In Linux environments, file access and permissions play a crucial role in determining who can perform operations on files and directories. The traditional file permissions, such as read, write, and execute, provide basic control over access. However, Access Control Lists (ACLs) offer a more fine-grained approach to manage user access to files and directories. This guide will explore ACLs and how they can impact file access.

File Access Issues with ACLs

ACLs introduce additional complexity to file access permissions. While they provide greater flexibility, they can also lead to certain issues. Here are some common file access issues that can occur due to ACLs:

  • Incorrect or Misconfigured ACL Entries: ACL entries define access permissions for specific users or groups on a file or directory. If ACL entries are configured incorrectly, it can result in unexpected access issues. For example, if a user is missing a necessary ACL entry, they may not be able to access a file even if they have appropriate traditional permissions.

    To examine ACL entries on a file, you can use the getfacl command:


    $ getfacl myfile.txt
      # file: myfile.txt
      # owner: user1
      # group: group1

    The output displays the ACL entries for the file, showing the access permissions for different users and groups.

  • Inheritance and Default ACLs: ACLs can be inherited by directories and files from their parent directories. If inheritance is not configured correctly or default ACLs are not set, it can result in inconsistent access permissions. For example, if a directory has a default ACL that is not propagated to new files created within it, those files may have restricted access.

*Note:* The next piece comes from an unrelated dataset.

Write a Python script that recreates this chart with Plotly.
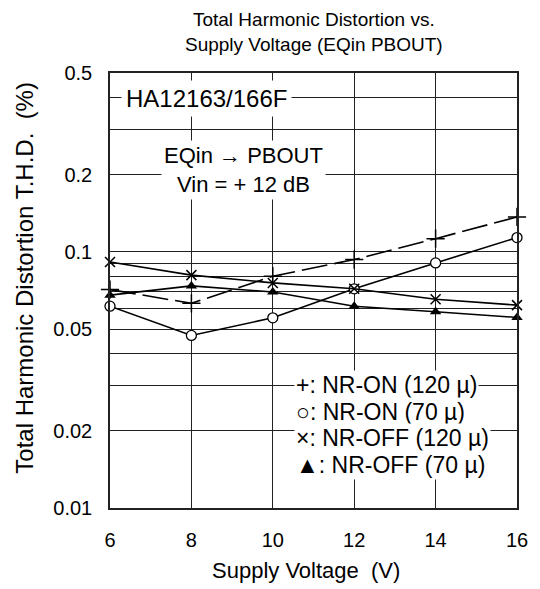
import math
import plotly.graph_objects as go

# ---- data ----
supply_voltage = [6, 8, 10, 12, 14, 16]
nr_on_120 = [0.0713, 0.0630, 0.0804, 0.0934, 0.1127, 0.1370]
nr_on_70 = [0.0614, 0.0472, 0.0553, 0.0718, 0.0906, 0.1138]
nr_off_120 = [0.0914, 0.0812, 0.0757, 0.0718, 0.0654, 0.0620]
nr_off_70 = [0.0678, 0.0737, 0.0698, 0.0614, 0.0584, 0.0555]

x_ticks = [6, 8, 10, 12, 14, 16]
y_ticks = [0.01, 0.02, 0.05, 0.1, 0.2, 0.5]
y_tick_labels = ["0.01", "0.02", "0.05", "0.1", "0.2", "0.5"]
y_minor = [0.03, 0.04, 0.06, 0.07, 0.08, 0.09, 0.3, 0.4]

legend_lines = ["+: NR-ON (120 µ)", "○: NR-ON (70 µ)", "×: NR-OFF (120 µ)", "▲: NR-OFF (70 µ)"]

FONT = "Liberation Sans, Arial, sans-serif"
W, H = 540, 589
ML, MR, MT, MB = 110, 15, 73, 81
PW, PH = W - ML - MR, H - MT - MB


def px(xp):
    return (xp - ML) / PW


def py(yp):
    return (H - MB - yp) / PH


fig = go.Figure()
fig.add_trace(go.Scatter(
    x=supply_voltage, y=nr_on_120, mode="lines+markers", cliponaxis=False,
    line=dict(color="black", width=1.6, dash="26px,7px"),
    marker=dict(symbol="cross-thin", size=13, line=dict(color="black", width=1.5)),
))
fig.add_trace(go.Scatter(
    x=supply_voltage, y=nr_on_70, mode="lines+markers", cliponaxis=False,
    line=dict(color="black", width=1.6),
    marker=dict(symbol="circle", size=10, color="white", line=dict(color="black", width=1.3)),
))
fig.add_trace(go.Scatter(
    x=supply_voltage, y=nr_off_120, mode="lines+markers", cliponaxis=False,
    line=dict(color="black", width=1.6),
    marker=dict(symbol="x-thin", size=10, line=dict(color="black", width=1.5)),
))
fig.add_trace(go.Scatter(
    x=supply_voltage, y=nr_off_70, mode="lines+markers", cliponaxis=False,
    line=dict(color="black", width=1.6),
    marker=dict(symbol="triangle-up", size=10, color="black", line=dict(width=0)),
))

ann = []
# title
ann.append(dict(text="Total Harmonic Distortion vs.<br>Supply Voltage (EQin PBOUT)",
                x=px(318), y=py(32), xref="paper", yref="paper", showarrow=False,
                xanchor="center", yanchor="middle", font=dict(size=19, color="black")))
# axis titles
ann.append(dict(text="Total Harmonic Distortion T.H.D.  (%)", textangle=-90,
                x=px(22), y=py(278), xref="paper", yref="paper", showarrow=False,
                xanchor="center", yanchor="middle", font=dict(size=24, color="black")))
ann.append(dict(text="Supply Voltage  (V)",
                x=px(310), y=py(570), xref="paper", yref="paper", showarrow=False,
                xanchor="center", yanchor="middle", font=dict(size=22, color="black")))
# in-plot labels
ann.append(dict(text="HA12163/166F", x=px(208), y=py(99), xref="paper", yref="paper",
                showarrow=False, xanchor="center", yanchor="middle", bgcolor="white",
                borderpad=4, font=dict(size=24, color="black")))
ann.append(dict(text="EQin → PBOUT<br>Vin = + 12 dB", x=px(246), y=py(170), xref="paper",
                yref="paper", showarrow=False, xanchor="center", yanchor="middle",
                bgcolor="white", borderpad=2, font=dict(size=22, color="black")))
legend_y = [385, 411.7, 438.3, 465]
for t, yy in zip(legend_lines, legend_y):
    ann.append(dict(text=t, x=px(298), y=py(yy), xref="paper", yref="paper",
                    showarrow=False, xanchor="left", yanchor="middle", bgcolor="white",
                    borderpad=1, font=dict(size=23, color="black")))

fig.update_layout(
    width=W, height=H,
    margin=dict(l=ML, r=MR, t=MT, b=MB),
    paper_bgcolor="white", plot_bgcolor="white",
    showlegend=False,
    font=dict(family=FONT, color="black"),
    annotations=ann,
    xaxis=dict(range=[6, 16], tickvals=x_ticks, ticktext=[str(v) for v in x_ticks],
               showgrid=True, gridcolor="#222", gridwidth=1, zeroline=False,
               showline=True, linecolor="#222", linewidth=1.5, mirror=True,
               ticks="", ticklabelstandoff=13, tickfont=dict(size=20, color="black")),
    yaxis=dict(type="log", range=[-2, math.log10(0.5)], tickvals=y_ticks, ticktext=y_tick_labels,
               showgrid=True, gridcolor="#222", gridwidth=1, zeroline=False,
               showline=True, linecolor="#222", linewidth=1.5, mirror=True,
               ticks="", ticklabelstandoff=12, tickfont=dict(size=20, color="black")),
    )
fig.update_yaxes(minor=dict(tickvals=y_minor, showgrid=True, gridcolor="#222", gridwidth=1, ticks=""))

fig.write_html("out.html", config={"displayModeBar": False},
               post_script="document.body.style.margin='0';")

    To view the default ACLs of a directory, use the getfacl command with the -d option:


    $ getfacl -d mydir/
      # file: mydir/
      # owner: user1
      # group: group1

    The output shows both the explicit ACL entries and the default ACL entries for the directory.


Understanding and troubleshooting user file access issues related to ACLs is crucial in Linux environments. By being aware of potential problems, such as incorrect ACL entries and issues with inheritance and default ACLs, you can effectively manage file access permissions. Regularly reviewing and auditing ACLs can help maintain the integrity and security of file access controls.